Quote exactly, and only, the lines from the one with "Output the Python" down to the one with "markeredgewidth=0.9, clip_on=False, zorder=3)", both included.

* Entries *
%%

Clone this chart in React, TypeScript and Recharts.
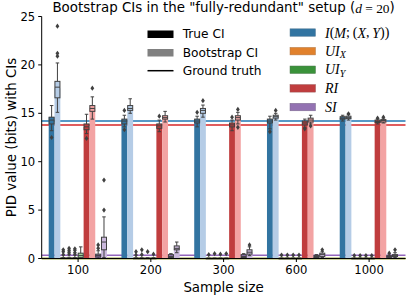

%%
%%

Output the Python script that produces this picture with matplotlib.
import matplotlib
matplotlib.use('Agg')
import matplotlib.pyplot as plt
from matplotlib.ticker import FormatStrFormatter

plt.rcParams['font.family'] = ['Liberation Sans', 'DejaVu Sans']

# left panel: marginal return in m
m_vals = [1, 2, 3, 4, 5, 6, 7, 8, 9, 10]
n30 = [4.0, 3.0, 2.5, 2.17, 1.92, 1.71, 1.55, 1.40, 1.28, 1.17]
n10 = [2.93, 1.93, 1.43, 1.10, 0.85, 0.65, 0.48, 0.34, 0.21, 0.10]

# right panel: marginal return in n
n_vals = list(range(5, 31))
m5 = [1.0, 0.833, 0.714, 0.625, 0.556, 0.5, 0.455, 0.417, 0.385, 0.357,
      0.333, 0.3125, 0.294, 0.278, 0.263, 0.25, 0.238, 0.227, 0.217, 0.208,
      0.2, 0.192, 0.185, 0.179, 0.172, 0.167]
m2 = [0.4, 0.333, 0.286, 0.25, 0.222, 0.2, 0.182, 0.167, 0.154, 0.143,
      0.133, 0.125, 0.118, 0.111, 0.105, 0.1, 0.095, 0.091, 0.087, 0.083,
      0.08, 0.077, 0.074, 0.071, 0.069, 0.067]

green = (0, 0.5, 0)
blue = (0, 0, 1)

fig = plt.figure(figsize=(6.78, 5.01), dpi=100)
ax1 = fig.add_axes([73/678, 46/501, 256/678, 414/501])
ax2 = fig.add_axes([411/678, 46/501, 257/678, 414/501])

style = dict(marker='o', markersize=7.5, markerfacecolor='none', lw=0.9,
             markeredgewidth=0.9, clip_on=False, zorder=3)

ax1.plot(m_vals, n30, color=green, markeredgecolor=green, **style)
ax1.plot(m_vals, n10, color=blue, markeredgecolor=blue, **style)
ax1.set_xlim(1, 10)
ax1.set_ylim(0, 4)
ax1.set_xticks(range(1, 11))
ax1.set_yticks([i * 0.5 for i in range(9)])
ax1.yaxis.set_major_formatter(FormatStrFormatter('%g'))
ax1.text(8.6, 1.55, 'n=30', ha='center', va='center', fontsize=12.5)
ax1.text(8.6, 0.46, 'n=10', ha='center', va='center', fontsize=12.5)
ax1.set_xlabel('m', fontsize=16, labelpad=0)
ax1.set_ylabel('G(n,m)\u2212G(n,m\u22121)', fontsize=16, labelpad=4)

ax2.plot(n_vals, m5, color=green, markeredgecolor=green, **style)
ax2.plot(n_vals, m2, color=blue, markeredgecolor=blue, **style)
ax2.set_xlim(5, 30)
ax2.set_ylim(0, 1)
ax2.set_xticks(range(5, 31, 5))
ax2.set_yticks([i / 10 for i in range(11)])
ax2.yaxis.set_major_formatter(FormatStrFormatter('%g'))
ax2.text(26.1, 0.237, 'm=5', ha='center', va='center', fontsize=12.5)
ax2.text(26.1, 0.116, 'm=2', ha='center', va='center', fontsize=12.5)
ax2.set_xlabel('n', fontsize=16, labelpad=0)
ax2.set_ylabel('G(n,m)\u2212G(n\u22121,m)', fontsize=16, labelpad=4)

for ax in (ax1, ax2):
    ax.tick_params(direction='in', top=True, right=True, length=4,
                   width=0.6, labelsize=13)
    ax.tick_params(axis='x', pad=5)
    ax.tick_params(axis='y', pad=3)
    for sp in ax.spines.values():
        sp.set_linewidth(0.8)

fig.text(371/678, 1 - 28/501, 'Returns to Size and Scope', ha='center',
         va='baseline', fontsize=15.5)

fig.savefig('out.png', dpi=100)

%%
%%

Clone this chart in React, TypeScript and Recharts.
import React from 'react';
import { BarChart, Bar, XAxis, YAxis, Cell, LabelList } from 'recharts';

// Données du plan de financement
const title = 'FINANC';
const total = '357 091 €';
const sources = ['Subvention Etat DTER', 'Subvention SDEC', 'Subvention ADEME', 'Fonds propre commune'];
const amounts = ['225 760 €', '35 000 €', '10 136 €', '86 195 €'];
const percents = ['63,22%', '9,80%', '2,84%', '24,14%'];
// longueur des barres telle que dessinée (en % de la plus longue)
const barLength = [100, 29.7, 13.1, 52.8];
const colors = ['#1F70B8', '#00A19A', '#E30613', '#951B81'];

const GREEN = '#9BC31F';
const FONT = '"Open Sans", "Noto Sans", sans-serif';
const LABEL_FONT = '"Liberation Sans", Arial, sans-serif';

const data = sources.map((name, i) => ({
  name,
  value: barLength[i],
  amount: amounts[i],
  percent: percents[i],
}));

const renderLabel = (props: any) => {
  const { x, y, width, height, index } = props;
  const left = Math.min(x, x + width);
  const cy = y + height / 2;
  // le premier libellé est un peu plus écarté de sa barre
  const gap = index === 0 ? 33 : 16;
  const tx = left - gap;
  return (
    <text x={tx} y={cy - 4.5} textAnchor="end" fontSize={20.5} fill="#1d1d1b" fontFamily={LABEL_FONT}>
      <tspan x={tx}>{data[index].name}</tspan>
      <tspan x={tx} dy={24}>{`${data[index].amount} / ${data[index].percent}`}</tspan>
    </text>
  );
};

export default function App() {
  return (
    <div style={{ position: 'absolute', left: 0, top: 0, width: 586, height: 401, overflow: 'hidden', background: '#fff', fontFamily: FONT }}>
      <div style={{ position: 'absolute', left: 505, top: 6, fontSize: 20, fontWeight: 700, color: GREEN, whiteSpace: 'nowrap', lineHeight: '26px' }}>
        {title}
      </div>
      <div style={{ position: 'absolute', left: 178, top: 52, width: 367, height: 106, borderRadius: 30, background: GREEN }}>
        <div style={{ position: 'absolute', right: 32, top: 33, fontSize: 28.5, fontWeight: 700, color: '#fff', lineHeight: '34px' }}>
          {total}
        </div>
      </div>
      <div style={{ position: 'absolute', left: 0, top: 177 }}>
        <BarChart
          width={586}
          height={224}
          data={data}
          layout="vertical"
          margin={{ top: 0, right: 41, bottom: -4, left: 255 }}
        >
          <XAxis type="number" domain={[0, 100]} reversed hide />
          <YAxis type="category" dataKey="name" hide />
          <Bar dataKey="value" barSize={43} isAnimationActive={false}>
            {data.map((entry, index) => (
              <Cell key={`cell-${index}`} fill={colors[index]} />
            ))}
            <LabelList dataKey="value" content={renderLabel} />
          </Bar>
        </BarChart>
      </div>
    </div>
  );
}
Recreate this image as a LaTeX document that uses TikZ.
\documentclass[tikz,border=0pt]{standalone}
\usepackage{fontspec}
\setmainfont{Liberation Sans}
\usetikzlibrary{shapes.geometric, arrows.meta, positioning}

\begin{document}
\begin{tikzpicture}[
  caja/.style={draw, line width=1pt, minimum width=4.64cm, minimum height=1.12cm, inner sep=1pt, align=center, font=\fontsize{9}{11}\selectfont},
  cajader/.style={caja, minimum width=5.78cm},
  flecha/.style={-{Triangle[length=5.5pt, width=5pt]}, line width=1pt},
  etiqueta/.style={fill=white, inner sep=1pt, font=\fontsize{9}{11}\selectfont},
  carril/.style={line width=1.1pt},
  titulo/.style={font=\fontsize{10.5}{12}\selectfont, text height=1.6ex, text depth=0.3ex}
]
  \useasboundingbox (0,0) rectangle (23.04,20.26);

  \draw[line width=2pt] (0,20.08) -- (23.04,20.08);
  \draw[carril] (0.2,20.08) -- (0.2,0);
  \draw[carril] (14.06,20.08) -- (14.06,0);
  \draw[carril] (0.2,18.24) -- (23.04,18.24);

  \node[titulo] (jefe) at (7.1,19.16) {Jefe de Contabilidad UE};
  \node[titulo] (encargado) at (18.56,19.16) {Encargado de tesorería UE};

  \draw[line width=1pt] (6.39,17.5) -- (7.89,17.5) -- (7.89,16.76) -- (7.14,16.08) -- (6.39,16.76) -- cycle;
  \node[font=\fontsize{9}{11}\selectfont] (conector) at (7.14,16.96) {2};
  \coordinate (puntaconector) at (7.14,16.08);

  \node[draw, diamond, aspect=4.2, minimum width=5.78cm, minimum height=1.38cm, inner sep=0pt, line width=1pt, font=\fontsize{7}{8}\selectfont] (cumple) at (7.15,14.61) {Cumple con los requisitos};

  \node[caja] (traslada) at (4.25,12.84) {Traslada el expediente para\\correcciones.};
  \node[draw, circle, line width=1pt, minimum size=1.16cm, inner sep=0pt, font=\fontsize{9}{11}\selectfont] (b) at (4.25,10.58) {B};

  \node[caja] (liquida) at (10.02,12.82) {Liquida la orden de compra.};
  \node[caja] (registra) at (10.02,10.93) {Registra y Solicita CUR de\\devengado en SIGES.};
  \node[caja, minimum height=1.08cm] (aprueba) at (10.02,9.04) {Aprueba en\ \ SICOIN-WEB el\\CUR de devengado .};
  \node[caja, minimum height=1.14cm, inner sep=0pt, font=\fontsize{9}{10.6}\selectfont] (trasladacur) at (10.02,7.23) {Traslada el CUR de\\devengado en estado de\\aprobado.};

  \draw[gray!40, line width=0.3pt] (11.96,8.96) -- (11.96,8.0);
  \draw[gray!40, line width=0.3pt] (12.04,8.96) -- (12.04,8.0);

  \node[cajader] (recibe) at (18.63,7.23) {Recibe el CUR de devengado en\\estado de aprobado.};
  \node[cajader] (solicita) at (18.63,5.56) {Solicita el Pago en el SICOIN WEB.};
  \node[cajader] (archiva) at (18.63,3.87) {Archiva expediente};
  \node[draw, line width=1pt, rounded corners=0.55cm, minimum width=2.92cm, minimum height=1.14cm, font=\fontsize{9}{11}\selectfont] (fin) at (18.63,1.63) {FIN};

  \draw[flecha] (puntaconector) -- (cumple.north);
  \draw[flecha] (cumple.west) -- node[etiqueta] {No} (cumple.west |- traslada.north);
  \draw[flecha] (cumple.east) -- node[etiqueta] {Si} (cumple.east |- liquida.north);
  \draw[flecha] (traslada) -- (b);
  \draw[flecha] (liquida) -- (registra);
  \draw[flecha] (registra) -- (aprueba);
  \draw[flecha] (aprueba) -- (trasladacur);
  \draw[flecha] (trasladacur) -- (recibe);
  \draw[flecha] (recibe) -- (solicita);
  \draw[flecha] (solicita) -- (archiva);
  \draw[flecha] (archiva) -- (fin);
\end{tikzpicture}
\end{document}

%%

* Task output *
Output the Python script that produces this picture with matplotlib.
import matplotlib
matplotlib.use('Agg')
import matplotlib.pyplot as plt
from matplotlib.ticker import FormatStrFormatter

plt.rcParams['font.family'] = ['Liberation Sans', 'DejaVu Sans']

# left panel: marginal return in m
m_vals = [1, 2, 3, 4, 5, 6, 7, 8, 9, 10]
n30 = [4.0, 3.0, 2.5, 2.17, 1.92, 1.71, 1.55, 1.40, 1.28, 1.17]
n10 = [2.93, 1.93, 1.43, 1.10, 0.85, 0.65, 0.48, 0.34, 0.21, 0.10]

# right panel: marginal return in n
n_vals = list(range(5, 31))
m5 = [1.0, 0.833, 0.714, 0.625, 0.556, 0.5, 0.455, 0.417, 0.385, 0.357,
      0.333, 0.3125, 0.294, 0.278, 0.263, 0.25, 0.238, 0.227, 0.217, 0.208,
      0.2, 0.192, 0.185, 0.179, 0.172, 0.167]
m2 = [0.4, 0.333, 0.286, 0.25, 0.222, 0.2, 0.182, 0.167, 0.154, 0.143,
      0.133, 0.125, 0.118, 0.111, 0.105, 0.1, 0.095, 0.091, 0.087, 0.083,
      0.08, 0.077, 0.074, 0.071, 0.069, 0.067]

green = (0, 0.5, 0)
blue = (0, 0, 1)

fig = plt.figure(figsize=(6.78, 5.01), dpi=100)
ax1 = fig.add_axes([73/678, 46/501, 256/678, 414/501])
ax2 = fig.add_axes([411/678, 46/501, 257/678, 414/501])

style = dict(marker='o', markersize=7.5, markerfacecolor='none', lw=0.9,
             markeredgewidth=0.9, clip_on=False, zorder=3)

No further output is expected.